This blog post provides easy reference and sample code for some of the functionality typically required when dealing with Time Series data. For detailed background of  some of the real world problems in this area refer to part 1 of this blog post by rafael.pacheco

Anomaly Forecast of Sensor Data in Energy Intensive Industries – Part I: The Machine Learning and Be...

Overall Architecture


Here is a high-level overview of parts of the SAP Business Technology Platform that will be discussed for the anomaly prediction of sensor data


High Level Overview of Technology Components


 

 

The blog post will cover the typical ML Model Life cycle in the context of usecase:


 

ML Model Lifecycle



Dealing with Sensor Data


In today's automated industrial production scenarios there are tens or hundreds of sensor constantly generating new data which could provide vital information on both the current and predicted operational metrics. This data can also be analyzed historically to find root-cause analysis retrospectively. In this blog post we will focus on how to extract information from this data in order to predict anomalies in the near future, on the order of minutes so as corrective action can be taken and the production process can continue with minimal disruption while maintaining quality.
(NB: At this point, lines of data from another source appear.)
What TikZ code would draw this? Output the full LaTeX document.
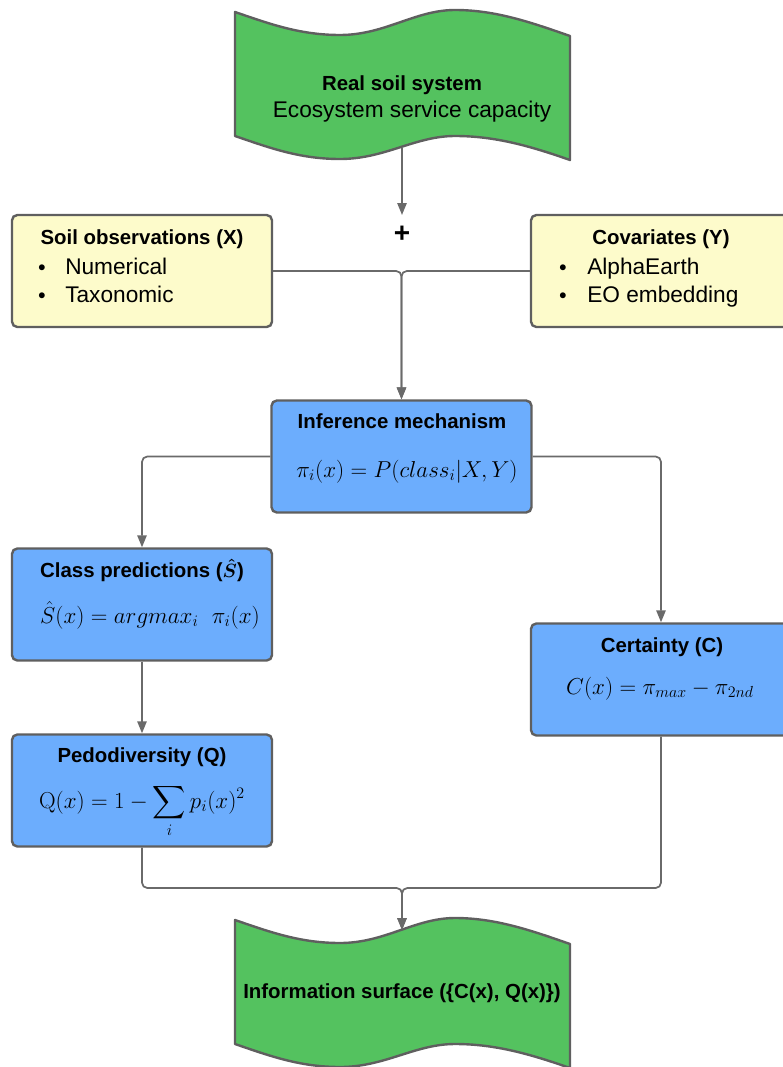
\documentclass[tikz,border=0pt]{standalone}
\usepackage{amsmath,bm}
\usepackage[no-math]{fontspec}
\setmainfont{Liberation Sans}
\usetikzlibrary{arrows.meta}
\definecolor{wavegreen}{HTML}{54C25F}
\definecolor{calcblue}{HTML}{6CADFD}
\definecolor{obsyellow}{HTML}{FDFBCB}
\definecolor{boxline}{HTML}{5F5F5F}
\definecolor{connline}{HTML}{6A6A6A}
\begin{document}
\begin{tikzpicture}[x=0.75pt,y=-0.75pt,
  box/.style={draw=boxline, line width=1.8pt, rounded corners=4pt, minimum width=195pt, minimum height=84pt, inner sep=0pt},
  obs/.style={box, fill=obsyellow},
  calc/.style={box, fill=calcblue},
  wave/.style={draw=boxline, line width=1.8pt, fill=wavegreen, line join=round},
  conn/.style={draw=connline, line width=1.3pt, rounded corners=4pt, -{Triangle[length=9pt,width=7pt]}},
  title/.style={font=\fontsize{15.3}{18}\selectfont\bfseries, anchor=base, inner sep=0pt},
  body/.style={font=\fontsize{17}{20}\selectfont, anchor=base west, inner sep=0pt},
  eq/.style={font=\fontsize{18}{21}\selectfont, anchor=base, inner sep=0pt}]
\useasboundingbox (0,0) rectangle (782,1067);
% real soil system
\draw[wave] (235,12) .. controls (270,24) and (300,35) .. (340,35) .. controls (385,35) and (415,10) .. (455,10) .. controls (495,10) and (530,22) .. (570,36) -- (570,160) .. controls (530,146) and (495,136) .. (455,136) .. controls (415,136) and (385,159) .. (340,159) .. controls (300,159) and (270,148) .. (235,136) -- cycle;
\node[title] (realtitle) at (402,90) {Real soil system};
\node[body, anchor=base] (realsub) at (412,117) {Ecosystem service capacity};
\coordinate (realbot) at (402,148);
\coordinate (plustop) at (402,215);
\node[title, font=\fontsize{21}{24}\selectfont\bfseries, anchor=center] (plus) at (402,234) {+};
% inputs
\node[obs] (soil) at (142,271) {};
\node[title] (soiltitle) at (142,244) {Soil observations (X)};
\node[title] (soilb1) at (42,274) {\textbullet};
\node[body] (soilnum) at (65,274) {Numerical};
\node[title] (soilb2) at (42,302) {\textbullet};
\node[body] (soiltax) at (65,302) {Taxonomic};
\node[obs] (cov) at (661,271) {};
\node[title] (covtitle) at (661,244) {Covariates (Y)};
\node[title] (covb1) at (563,274) {\textbullet};
\node[body] (covae) at (587,274) {AlphaEarth};
\node[title] (covb2) at (563,302) {\textbullet};
\node[body] (coveo) at (587,302) {EO embedding};
% inference
\node[calc] (infer) at (401.5,456.5) {};
\node[title] (infertitle) at (402,428) {Inference mechanism};
\node[eq] (infereq) at (407,477) {$\pi_i(x) = P(class_i|X,Y)$};
% outputs
\node[calc] (cls) at (142,604.5) {};
\node[title] (clstitle) at (142,577) {Class predictions ({\boldmath$\hat{S}$})};
\node[eq] (clseq) at (150,623) {$\hat{S}(x) = argmax_i\ \ \pi_i(x)$};
\node[calc] (cert) at (661,679.5) {};
\node[title] (certtitle) at (662,652) {Certainty (C)};
\node[eq] (certeq) at (660,694) {$C(x) = \pi_{max} - \pi_{2nd}$};
\node[calc] (pedo) at (142,790.5) {};
\node[title] (pedotitle) at (142,762) {Pedodiversity (Q)};
\node[eq] (pedoeq) at (142,808) {$\mathrm{Q}(x) = 1 - \displaystyle\sum_i p_i(x)^2$};
% information surface
\draw[wave] (235,920) .. controls (270,932) and (300,943) .. (340,943) .. controls (385,943) and (415,918) .. (455,918) .. controls (495,918) and (530,930) .. (570,944) -- (570,1068) .. controls (530,1054) and (495,1044) .. (455,1044) .. controls (415,1044) and (385,1067) .. (340,1067) .. controls (300,1067) and (270,1056) .. (235,1044) -- cycle;
\node[title] (infotitle) at (402,998) {Information surface (\{C(x), Q(x)\})};
\coordinate (infotop) at (402,930);
\coordinate (merge) at (402,888);
% connectors
\draw[conn] (realbot) -- (plustop);
\draw[conn] (soil.east) -| (infer.north);
\draw[conn] (cov.west) -| (infer.north);
\draw[conn] (infer.west) -| (cls.north);
\draw[conn] (infer.east) -| (cert.north);
\draw[conn] (cls.south) -- (pedo.north);
\draw[conn] (pedo.south) |- (merge) -- (infotop);
\draw[conn] (cert.south) |- (merge) -- (infotop);
\end{tikzpicture}
\end{document}
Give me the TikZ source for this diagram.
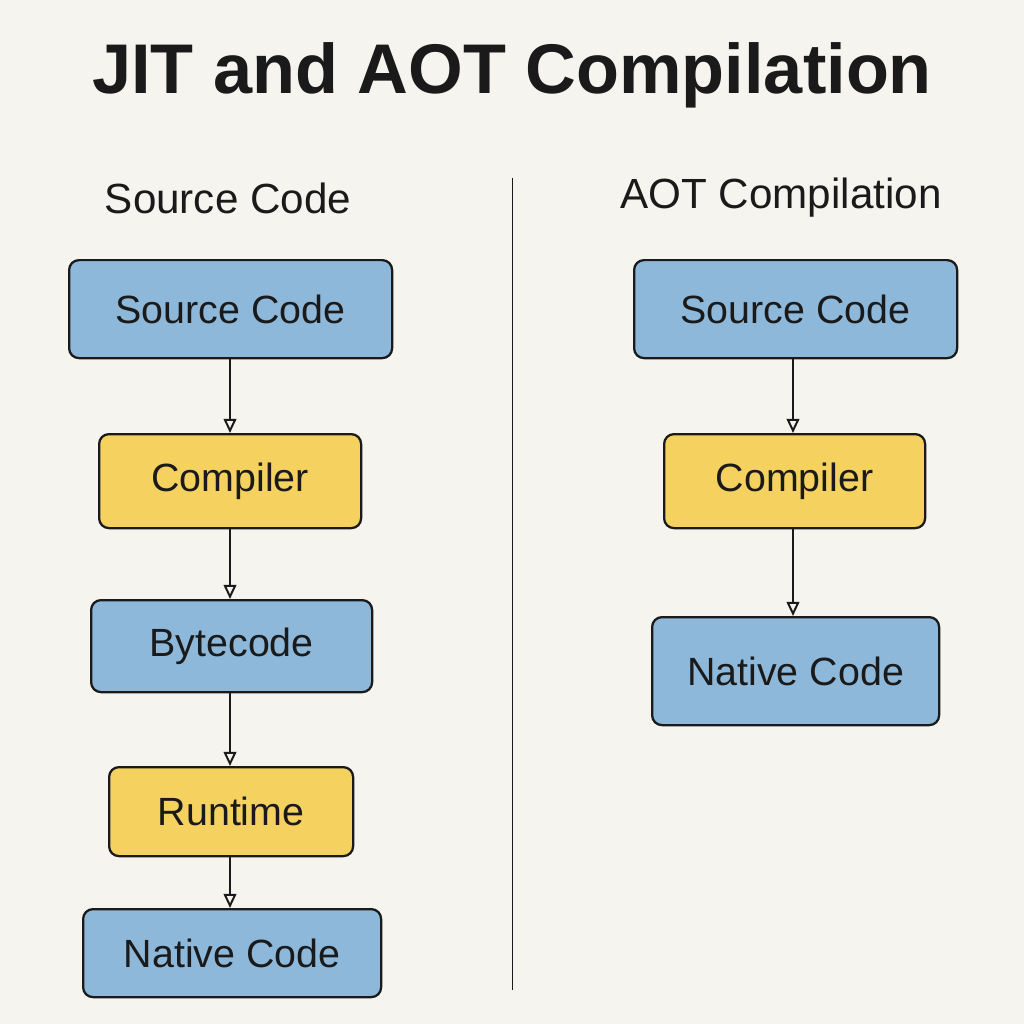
\documentclass[tikz,border=0pt]{standalone}
\usepackage{fontspec}
\setmainfont{Liberation Sans}
\usetikzlibrary{arrows.meta}
\definecolor{bg}{HTML}{F6F4EF}
\definecolor{bluef}{HTML}{8DB8DA}
\definecolor{yelf}{HTML}{F5D160}
\definecolor{ink}{HTML}{1A1A1A}
\tikzset{
  box/.style={draw=ink,line width=1.6pt,rounded corners=7pt,anchor=north west,inner sep=0pt,text=ink,font=\fontsize{28}{30}\selectfont},
  bluebox/.style={box,fill=bluef},
  yelbox/.style={box,fill=yelf},
  arr/.style={draw=ink,line width=1.4pt,-{Stealth[length=10pt,width=9pt,inset=0pt,open]}},
}
\begin{document}
\begin{tikzpicture}[x=0.025cm,y=-0.025cm]
\fill[bg] (0,0) rectangle (1024,1024);
\useasboundingbox (0,0) rectangle (1024,1024);
\node[text=ink,font=\fontsize{50}{54}\bfseries\selectfont] (title) at (512,75) {JIT and AOT Compilation};
\node[text=ink,font=\fontsize{30}{32}\selectfont] (hl) at (228,198) {Source Code};
\node[text=ink,font=\fontsize{30}{32}\selectfont] (hr) at (781,198) {AOT Compilation};
\draw[ink,line width=0.6pt] (512,178) -- (512,990);
\newcommand{\bx}[7]{\node[#1,minimum width=#4*0.025cm-1.6pt,minimum height=#5*0.025cm-1.6pt] (#2) at (#3) {#7};}
% left
\node[bluebox,minimum width=323*0.025cm,minimum height=98*0.025cm] (s1) at (68,259) {Source Code};
\node[yelbox,minimum width=262*0.025cm,minimum height=94*0.025cm] (c1) at (98,433) {Compiler};
\node[bluebox,minimum width=281*0.025cm,minimum height=92*0.025cm] (b1) at (90,599) {Bytecode};
\node[yelbox,minimum width=244*0.025cm,minimum height=89*0.025cm] (r1) at (108,766) {Runtime};
\node[bluebox,minimum width=298*0.025cm,minimum height=88*0.025cm] (n1) at (82,908) {Native Code};
% right
\node[bluebox,minimum width=323*0.025cm,minimum height=98*0.025cm] (s2) at (633,259) {Source Code};
\node[yelbox,minimum width=261*0.025cm,minimum height=94*0.025cm] (c2) at (663,433) {Compiler};
\node[bluebox,minimum width=287*0.025cm,minimum height=108*0.025cm] (n2) at (651,616) {Native Code};
\draw[arr] (s1.south -| 230,0) -- (c1.north -| 230,0);
\draw[arr] (c1.south -| 230,0) -- (b1.north -| 230,0);
\draw[arr] (b1.south -| 230,0) -- (r1.north -| 230,0);
\draw[arr] (r1.south -| 230,0) -- (n1.north -| 230,0);
\draw[arr] (s2.south -| 793,0) -- (c2.north -| 793,0);
\draw[arr] (c2.south -| 793,0) -- (n2.north -| 793,0);
\end{tikzpicture}
\end{document}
Challenges with Sensor Data


Sensor data from a manufacturing process typically has a few characteristics which need to be dealt with before that data is fit for use in a Machine Learning algorithm. The data needs to be cleaned for duplicates and checked for consistency, which we will not describe here but assume that the  available data has been persisted after such checks. The sensor comes in at uneven time intervals across the many sensors as these are not necessarily synchronized as the data is recorded when there is a change in value.

Here I will describe the functionality provided by SAP HANA natively for processing the data. I will use the functionality provided by SAP HANA SQL directly or via SAP HANA Python Client API

The functionality covered here works for both Cloud and On-prem releases for SAP HANA and SAP Data Intelligence.

Turning Sensor Data into Time Series Data


Here is a sample of data coming from 40+ different sensors which has been persisted in SAP HANA database table called HISTORIAN.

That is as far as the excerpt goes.